Presently, too, it is the national government that enact laws, policies and other issuances that it deems suitable for all regions, like the Local Government Code of 1991 which serves as the basis for IRA computation, Forestry Code, Roxas Law and Payment of environmental Services.
Also, the national government has exclusive control in development and management of the country’s natural resources like extractive development projects formulated and implemented by national agencies and private firms without free, prior informed consent with local communities.
In the case of hydropower, it is the Department of Energy (DOE) which approves applications while it is the National Water Resource Board which issues water rights and water permits.
In the unique case of Cordillera, it happens to be the headwater source in Northern Luzon, cascading much needed water to the lowlands.
Third, all benefits of nationally paid employees shall not be diminished or lessened by reason of the creation of a regional autonomy. Budgetary needs of regional agencies where they belong shall continue to be provided by national government.
And no government employee will be dismissed or removed by reason of reorganization of the region.

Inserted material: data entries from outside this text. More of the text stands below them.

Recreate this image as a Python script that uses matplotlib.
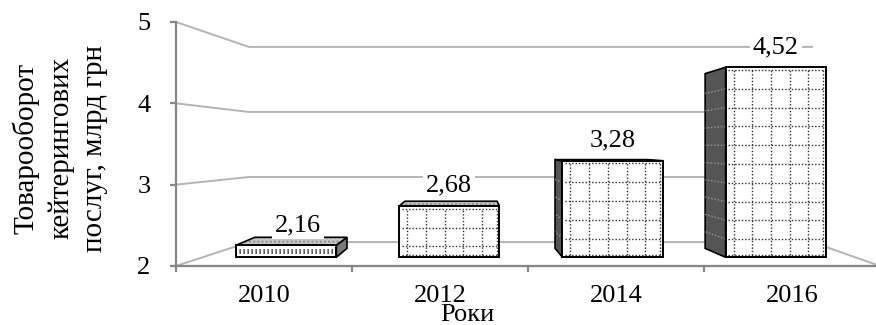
import numpy as np
import matplotlib.pyplot as plt
from matplotlib.patches import Polygon
from matplotlib.lines import Line2D

# turnover of catering services, bln UAH
years = ['2010', '2012', '2014', '2016']
turnover = [2.16, 2.68, 3.28, 4.52]
y_ticks = [2, 3, 4, 5]

plt.rcParams['font.family'] = ['Liberation Serif', 'DejaVu Serif']
plt.rcParams['font.size'] = 19

fig = plt.figure(figsize=(8.76, 3.25), dpi=100)
ax = fig.add_axes([176/876, 59/325, 704/876, 244/325])
ax.set_xlim(0, 4)
ax.set_ylim(2, 5)

# fake 3d: every point is shrunk towards the eye level
EYE_V = 3.47
WALL_X, WALL_S = 2.07, 0.80      # back wall
FRONT_X, FRONT_S = 2.23, 0.927   # front plane of the bars
DEPTH_X, DEPTH_S = 1.67, 0.92    # back plane of the bars, relative to front
HALF_W = 0.307

# one pixel in axis units (x per category, y per value)
PX_X = 1/176
PX_V = 1/81


def shrink(p, cx, s):
    return (cx + s*(p[0] - cx), EYE_V + s*(p[1] - EYE_V))


grid_c = '#b4b4b4'
axis_c = '#868686'

# left wall, back wall and floor
for v in y_ticks:
    back_l = shrink((0, v), WALL_X, WALL_S)
    back_r = shrink((4, v), WALL_X, WALL_S)
    xs = [0, back_l[0], back_r[0]]
    ys = [v, back_l[1], back_r[1]]
    if v == 2:
        xs.append(4)
        ys.append(2)
    ax.plot(xs, ys, color=grid_c, lw=1.4, zorder=1, clip_on=False)


def dotted(x, y, color='#2e2e2e', lw=1.0, z=4):
    ax.add_line(Line2D(x, y, color=color, lw=lw, ls=(0, (1, 1.4)),
                       zorder=z, clip_on=False))


for i, val in enumerate(turnover):
    xc = i + 0.5
    fl = shrink((xc - HALF_W, 2), FRONT_X, FRONT_S)
    fr = shrink((xc + HALF_W, 2), FRONT_X, FRONT_S)
    ftl = shrink((xc - HALF_W, val), FRONT_X, FRONT_S)
    ftr = shrink((xc + HALF_W, val), FRONT_X, FRONT_S)
    bl, br, btl, btr = [shrink(p, DEPTH_X, DEPTH_S) for p in (fl, fr, ftl, ftr)]
    z = 3 + i * 0.01

    # side faces
    if btl[0] < ftl[0]:
        ax.add_patch(Polygon([ftl, btl, bl, fl], closed=True, fc='#555555',
                             ec='black', lw=1.2, zorder=z, clip_on=False))
    if btr[0] > ftr[0]:
        ax.add_patch(Polygon([ftr, btr, br, fr], closed=True, fc='#7a7a7a',
                             ec='black', lw=1.2, zorder=z, clip_on=False))
    # top face
    if btl[1] > ftl[1]:
        ax.add_patch(Polygon([ftl, ftr, btr, btl], closed=True, fc='#c6c6c6',
                             ec='#8c8c8c', hatch='....', lw=0, zorder=z,
                             clip_on=False))
        ax.add_patch(Polygon([ftl, ftr, btr, btl], closed=True, fill=False,
                             ec='black', lw=1.2, zorder=z + 0.002, clip_on=False))

    # front face
    ax.add_patch(Polygon([fl, fr, ftr, ftl], closed=True, fc='white',
                         ec='none', zorder=z + 0.003, clip_on=False))
    left, right = fl[0], fr[0]
    bottom, top = fl[1], ftl[1]
    zz = z + 0.004
    if (top - bottom) / PX_V < 20:
        ymid = (top + bottom) / 2
        ax.add_line(Line2D([left + 3*PX_X, right - 3*PX_X], [ymid, ymid],
                           color='#2e2e2e', lw=3.6, ls=(0, (0.25, 0.55)),
                           zorder=zz, clip_on=False))
    else:
        gx = left + 8*PX_X
        while gx < right - 4*PX_X:
            dotted([gx, gx], [bottom + 2.5*PX_V, top - 2.5*PX_V], z=zz)
            gx += 18.7*PX_X
        gy = top - 21.5*PX_V
        while gy > bottom + 4*PX_V:
            dotted([left + 2.5*PX_X, right - 2.5*PX_X], [gy, gy], z=zz)
            # same rows on the dark side face
            if btl[0] < ftl[0]:
                q = shrink((left, gy), DEPTH_X, DEPTH_S)
                dotted([left, q[0]], [gy, q[1]], color='#9a9a9a', z=zz)
            gy -= 18.7*PX_V
        for yy in (top - 2.5*PX_V, bottom + 2.5*PX_V):
            dotted([left + 2.5*PX_X, right - 2.5*PX_X], [yy, yy], z=zz)
        dotted([right - 2.5*PX_X] * 2, [bottom + 2.5*PX_V, top - 2.5*PX_V], z=zz)
    ax.add_patch(Polygon([fl, fr, ftr, ftl], closed=True, fill=False,
                         ec='black', lw=1.4, zorder=z + 0.005, clip_on=False))

    # value label, pushed a bit right on the flat first bar
    lx = (left + right) / 2 + (12*PX_X if i == 0 else 0)
    ax.text(lx, top + 14*PX_V, f'{val:.2f}'.replace('.', ','),
            ha='center', va='baseline', zorder=6,
            bbox=dict(fc='white', ec='none', pad=2))

# axes
for side in ('top', 'right'):
    ax.spines[side].set_visible(False)
for side in ('left', 'bottom'):
    ax.spines[side].set_color(axis_c)
    ax.spines[side].set_linewidth(1.6)
    ax.spines[side].set_zorder(2)
ax.set_yticks(y_ticks)
ax.tick_params(axis='y', length=4.3, width=1.6, color=axis_c, pad=14)
ax.set_xticks(range(5))
ax.set_xticklabels([])
ax.set_xticks(np.arange(len(years)) + 0.5, minor=True)
ax.set_xticklabels(years, minor=True)
ax.tick_params(axis='x', which='major', length=4.3, width=1.6, color=axis_c)
ax.tick_params(axis='x', which='minor', length=0, pad=14)
ax.patch.set_visible(False)

fig.text(467/876, 4/325, 'Роки', ha='center', va='baseline')
fig.text(60/876, 1 - 148/325,
         'Товарооборот\nкейтерингових\nпослуг, млрд грн',
         rotation=90, ha='center', va='center', multialignment='center',
         fontsize=21, linespacing=1.39)

fig.savefig('out.png', dpi=100)
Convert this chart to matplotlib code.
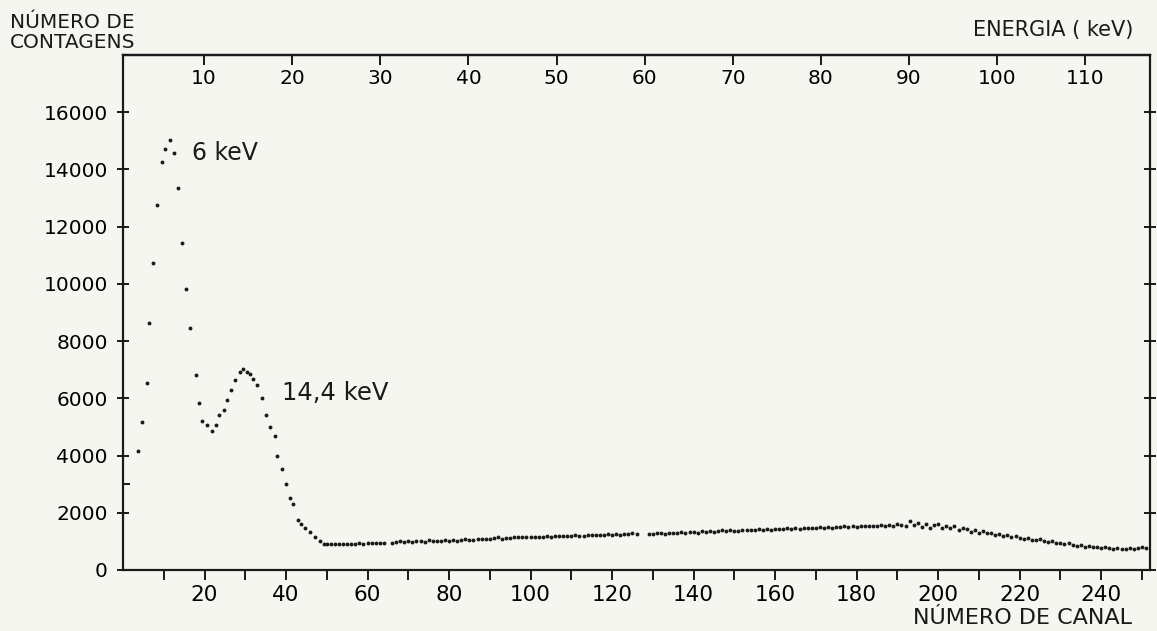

Fourth, main reason behind the constitutional provision on the creation of regional autonomy is the development of the regions of CAR and Muslim Mindanao, both long neglected, and the legal justification to allocate more funding to speed up their socio-economic infrastructure development, to catch up with other regions.
Hence, upon creation of an autonomous Cordillera region, the national government shall provide a subsidy of ten (10) billion pesos every year for the first five years and five (5) billion for the next five years.
Moreover, there will be provision for the mode of distribution of the subsidy to the regional government, provinces, cities, municipalities and barangays.
Fifth, After the period of subsidy, the national government shall continue to provide sufficient budgetary allocation to the region in order to ensure its financial stability and sustenance.
Autonomy does not mean seceding from the national government. No, in fact, autonomy tends to strengthen the national government.